### INSTRUCTIONS TO FOLLOW
Tally the lines holding "document" and state only that figure.

### SUPPLIED MATERIAL
=-=-=
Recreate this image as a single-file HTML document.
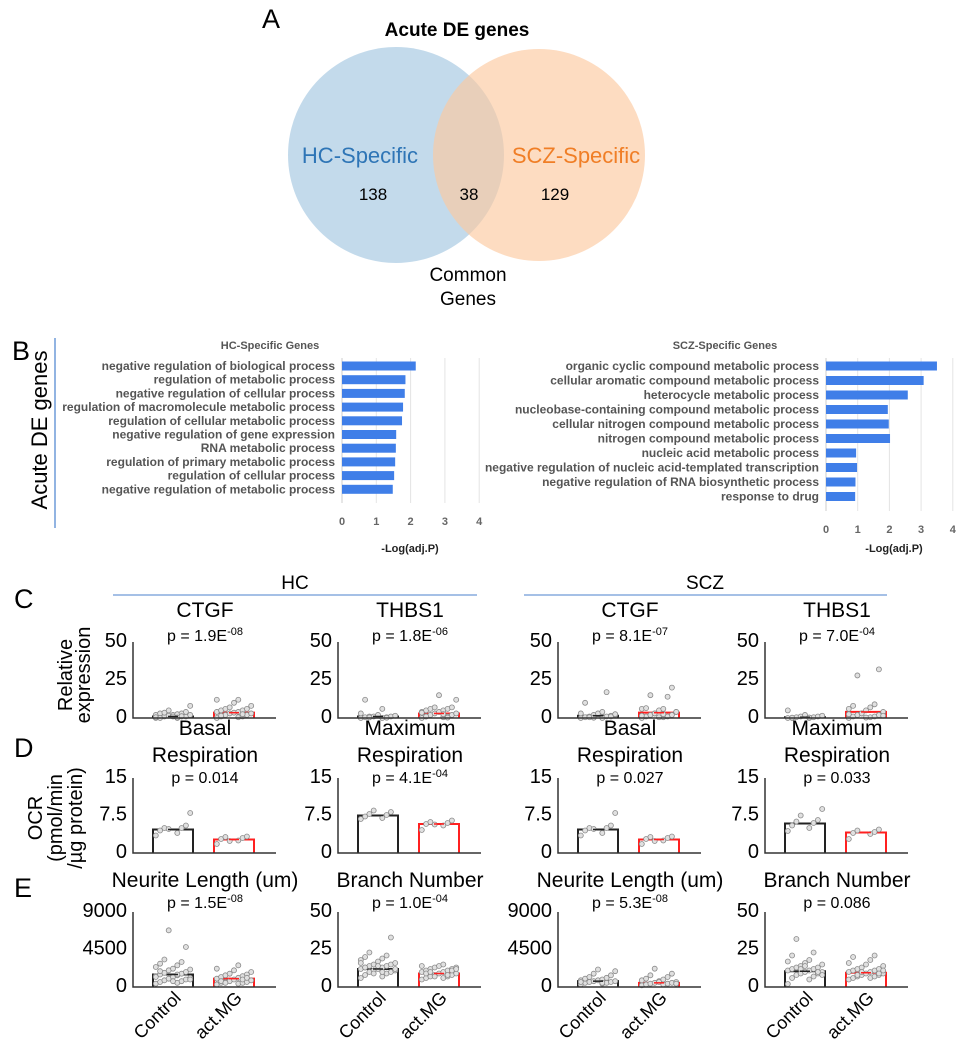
<!DOCTYPE html>
<html><head><meta charset="utf-8"><style>
body{margin:0;background:#fff;}
svg text{font-family:"Liberation Sans",Arial,sans-serif;}
</style></head><body>
<svg id="fig" width="965" height="1050" viewBox="0 0 965 1050" xmlns="http://www.w3.org/2000/svg">
<g>
<text x="262" y="28" font-size="27">A</text>
<text x="457" y="36" font-size="19" font-weight="bold" text-anchor="middle">Acute DE genes</text>
<circle cx="396" cy="155" r="108" fill="#a9cbe2" fill-opacity="0.7"/>
<circle cx="539" cy="155" r="106" fill="#fccaa0" fill-opacity="0.65"/>
<text x="360" y="163" font-size="22" fill="#2e75b6" text-anchor="middle">HC-Specific</text>
<text x="576" y="163" font-size="22" fill="#f07e26" text-anchor="middle">SCZ-Specific</text>
<text x="373" y="200" font-size="17" text-anchor="middle">138</text>
<text x="469" y="200" font-size="17" text-anchor="middle">38</text>
<text x="555" y="200" font-size="17" text-anchor="middle">129</text>
<text x="468" y="281" font-size="19" text-anchor="middle">Common</text>
<text x="468" y="305" font-size="19" text-anchor="middle">Genes</text>
</g>
<g id="pb">
<text x="12" y="360" font-size="27">B</text>
<line x1="55" y1="338" x2="55" y2="528" stroke="#6f9bd8" stroke-width="1.5"/>
<text transform="translate(47,430) rotate(-90)" font-size="22" text-anchor="middle">Acute DE genes</text>
</g>
<g id="pcde">
<text x="14" y="608" font-size="27">C</text>
<text x="14" y="757" font-size="27">D</text>
<text x="14" y="897" font-size="27">E</text>
<line x1="113" y1="595" x2="477" y2="595" stroke="#6f9bd8" stroke-width="1.2"/>
<text x="295" y="589" font-size="19" text-anchor="middle">HC</text>
<line x1="524" y1="595" x2="887" y2="595" stroke="#6f9bd8" stroke-width="1.2"/>
<text x="705" y="589" font-size="19" text-anchor="middle">SCZ</text>
<text transform="translate(72,675) rotate(-90)" font-size="20" text-anchor="middle">Relative</text>
<text transform="translate(90,675) rotate(-90)" font-size="20" text-anchor="middle">expression</text>
<text transform="translate(42,818) rotate(-90)" font-size="20" text-anchor="middle">OCR</text>
<text transform="translate(62,818) rotate(-90)" font-size="20" text-anchor="middle">(pmol/min</text>
<text transform="translate(82,818) rotate(-90)" font-size="20" text-anchor="middle">/µg protein)</text>
</g>
</svg>
<script>
// ---------- Panel B data ----------
const hcTerms=["negative regulation of biological process","regulation of metabolic process","negative regulation of cellular process","regulation of macromolecule metabolic process","regulation of cellular metabolic process","negative regulation of gene expression","RNA metabolic process","regulation of primary metabolic process","regulation of cellular process","negative regulation of metabolic process"];
const hcValues=[2.15,1.85,1.83,1.78,1.75,1.58,1.57,1.55,1.52,1.48];
const sczTerms=["organic cyclic compound metabolic process","cellular aromatic compound metabolic process","heterocycle metabolic process","nucleobase-containing compound metabolic process","cellular nitrogen compound metabolic process","nitrogen compound metabolic process","nucleic acid metabolic process","negative regulation of nucleic acid-templated transcription","negative regulation of RNA biosynthetic process","response to drug"];
const sczValues=[3.5,3.08,2.58,1.95,1.98,2.02,0.95,0.98,0.93,0.92];
const goTicks=[0,1,2,3,4];

// ---------- Panels C-E data ----------
const panelTitles=[["CTGF"],["THBS1"],["CTGF"],["THBS1"],["Basal","Respiration"],["Maximum","Respiration"],["Basal","Respiration"],["Maximum","Respiration"],["Neurite Length (um)"],["Branch Number"],["Neurite Length (um)"],["Branch Number"]];
const pTexts=[["p = 1.9E","-08"],["p = 1.8E","-06"],["p = 8.1E","-07"],["p = 7.0E","-04"],["p = 0.014",""],["p = 4.1E","-04"],["p = 0.027",""],["p = 0.033",""],["p = 1.5E","-08"],["p = 1.0E","-04"],["p =  5.3E","-08"],["p = 0.086",""]];
const panelMax=[50,50,50,50,15,15,15,15,9000,50,9000,50];
const panelTicks=[["0","25","50"],["0","25","50"],["0","25","50"],["0","25","50"],["0","7.5","15"],["0","7.5","15"],["0","7.5","15"],["0","7.5","15"],["0","4500","9000"],["0","25","50"],["0","4500","9000"],["0","25","50"]];
const panelTickVals=[[0,25,50],[0,25,50],[0,25,50],[0,25,50],[0,7.5,15],[0,7.5,15],[0,7.5,15],[0,7.5,15],[0,4500,9000],[0,25,50],[0,4500,9000],[0,25,50]];
const controlMeans=[1,1,1.5,0.5,4.7,7.5,4.7,5.9,1500,12,700,10.5];
const actMeans=[3.5,3,3.5,4,2.7,5.8,2.7,4.1,1000,9,500,9.5];
const controlDots=[
[0,0,0.5,1,1,1,1.5,2,2,2,2.5,3,3,3.5,4,5,8,1,0.5,0.3,0,1.2],
[0,0,0.5,0.5,1,1,1,1.5,2,3,6,12,0.2,0.4],
[0,0,0.5,1,1,1.5,2,2,3,3,4,10,17,0.5,1,0.2,2.5],
[0,0,0,0.5,0.5,1,1,1.5,2,5,0.3,0.2],
[3.5,4,4.5,5,5,5.5,4.8,8],
[6.8,7,7.3,7.6,7.8,8.2,8.5],
[3.5,4,4.5,5,5,5.5,4.8,8],
[4.4,5,5.5,6,6.3,6.6,7.5,8.8],
[400,500,600,700,800,900,1000,1100,1200,1300,1400,1500,1600,1700,1800,2000,2100,2200,2400,2600,2800,3000,3300,4800,6800,900,700,1200,1500,1900],
[6,7,8,9,10,10,11,11,12,12,13,13,14,14,15,15,16,17,18,19,20,21,23,33,9,12,14,16,10,13],
[300,400,500,500,600,600,700,700,800,800,900,1000,1100,1200,1400,1600,1900,2100,600,500],
[2,5,6,7,8,9,9,10,10,11,11,12,12,13,13,14,15,16,17,18,21,23,32,10,12,8,14]];
const actDots=[
[0,0.5,1,1,2,2,3,3,3.5,4,4,5,5,6,6,7,8,10,12,12,1.5,2.5],
[0,0.5,1,1,2,2,3,3,4,4,5,5,6,6,7,7,12,15,3.5,2.5,1,0.3],
[0,0.5,1,1,2,2,3,4,5,6,6,6.5,14,15,20,3,4,0.5,1.5,2.5],
[0,0.5,1,1,2,2,3,4,5,6,7,8,9,28,32,3,1.5,0.3,2.5],
[1.8,2.5,2.8,3,3.2,3.3,2.4],
[4.6,5.5,5.8,6,6.2,6.5,5.7],
[1.8,2.5,2.8,3,3.2,3.3,2.4],
[2.8,3.8,4,4.2,4.5,4.7],
[300,400,500,500,600,600,700,800,900,1000,1100,1200,1300,1400,1500,1600,1800,2000,2200,2600,700,900,500,1100],
[5,6,6,7,7,8,8,9,9,10,10,11,11,12,12,13,13,14,14,15,9,8,10,11,7,12],
[200,300,300,400,400,500,500,600,700,800,900,1000,1200,1400,1600,2200,400,600],
[5,6,6,7,7,8,8,9,9,10,10,11,11,12,12,13,14,15,16,18,20,21,8,9,10,11]];
const xCategories=["Control","act.MG"];

const svg=document.getElementById('fig');
const NS="http://www.w3.org/2000/svg";
function mk(tag,attrs,parent){const e=document.createElementNS(NS,tag);for(const k in attrs)e.setAttribute(k,attrs[k]);(parent||svg).appendChild(e);return e;}

// ---------- Panel B ----------
function goChart(terms,vals,x0,unit,yTop,step,title,titleX,name){
  const g=mk('g',{});
  
  
  const xs=v=>x0+v*unit;
  const yEnd=yTop+step*terms.length;
  goTicks.forEach(t=>{
    if(t>0){const gl=mk('line',{x1:xs(t),x2:xs(t),y1:yTop-8,y2:yEnd,stroke:'#e4e4e4','stroke-width':1},g);
      
      }
    const tl=mk('text',{x:xs(t),y:yEnd+22,'font-size':11,'font-weight':'bold',fill:'#666','text-anchor':'middle'},g);
    tl.textContent=t;
    
    
  });
  const ax=mk('line',{x1:x0,x2:x0,y1:yTop-8,y2:yEnd,stroke:'#ccc','stroke-width':1},g);
  
  
  terms.forEach((t,i)=>{
    const cy=yTop+i*step;
    const b=mk('rect',{x:x0,y:cy-4.5,width:xs(vals[i])-x0,height:9,fill:'#3f7ee8'},g);
    
    
    const l=mk('text',{x:x0-7,y:cy+4,'font-size':12,'font-weight':'bold',fill:'#555','text-anchor':'end'},g);
    l.textContent=t;
    
    
  });
  const tt=mk('text',{x:titleX,y:349,'font-size':11,'font-weight':'bold',fill:'#555','text-anchor':'middle'},g);
  tt.textContent=title;
  
  
  const xt=mk('text',{x:x0+68,y:552,'font-size':11,'font-weight':'bold',fill:'#222','text-anchor':'middle'},g);
  xt.textContent='-Log(adj.P)';
  
  
}
goChart(hcTerms,hcValues,342,34.3,366,13.7,'HC-Specific Genes',270,'hc-go-chart');
goChart(sczTerms,sczValues,826,31.7,366,14.5,'SCZ-Specific Genes',725,'scz-go-chart');

// ---------- Panels C-E ----------
const colX=[133,338,558,765];
const rowBase=[718,853,987];
const rowTop=[642,778,912];
const titleY=[[617],[735,762],[887]];
const pY=[641,783,908];
for(let p=0;p<12;p++){
  const r=Math.floor(p/4), c=p%4;
  const x0=colX[c], base=rowBase[r], top=rowTop[r];
  const ys=v=>base-(v/panelMax[p])*(base-top);
  const g=mk('g',{});
  
  
  const cx=x0+72;
  panelTitles[p].forEach((t,i)=>{
    const e=mk('text',{x:cx,y:titleY[r][i],'font-size':21,'text-anchor':'middle'},g);
    e.textContent=t;
    
    
  });
  const pt=mk('text',{x:cx,y:pY[r],'font-size':16,'text-anchor':'middle'},g);
  
  
  const t1=mk('tspan',{},pt);t1.textContent=pTexts[p][0];
  if(pTexts[p][1]){const t2=mk('tspan',{dy:-6,'font-size':11},pt);t2.textContent=pTexts[p][1];}
  panelTickVals[p].forEach((v,i)=>{
    const tl=mk('text',{x:x0-6,y:ys(v)+5,'font-size':20,'text-anchor':'end'},g);
    tl.textContent=panelTicks[p][i];
    
    
  });
  const means=[controlMeans[p],actMeans[p]], dots=[controlDots[p],actDots[p]];
  [0,1].forEach(k=>{
    const bx=x0+20+k*61, col=k?'#ff2020':'#222';
    const bc=bx+20;
    const bar=mk('path',{d:`M${bx},${base} V${ys(means[k])} H${bx+40} V${base}`,fill:'none',stroke:col,'stroke-width':2},g);
    
    
    dots[k].forEach((v,i)=>{
      const off=((i*5)%9-4)*4.3;
      const d=mk('circle',{cx:bc+off,cy:ys(v),r:2.5,fill:'#e0e0e0',stroke:'#8a8a8a','stroke-width':0.8},g);
      
      
    });
    const eb=mk('line',{x1:bc-5,x2:bc+5,y1:ys(means[k]),y2:ys(means[k]),stroke:col,'stroke-width':1.5},g);
    
    
    if(r===2){
      const xl=mk('text',{transform:`translate(${bc+9},${base+12}) rotate(-45)`,'font-size':18,'text-anchor':'end'},g);
      xl.textContent=xCategories[k];
      
      
    }
  });
  const ax=mk('path',{d:`M${x0},${top} V${base} H${x0+143}`,fill:'none',stroke:'#333','stroke-width':1.5},g);
  
  
}
</script>
</body></html>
=-=-=
### THE RESPONSE
3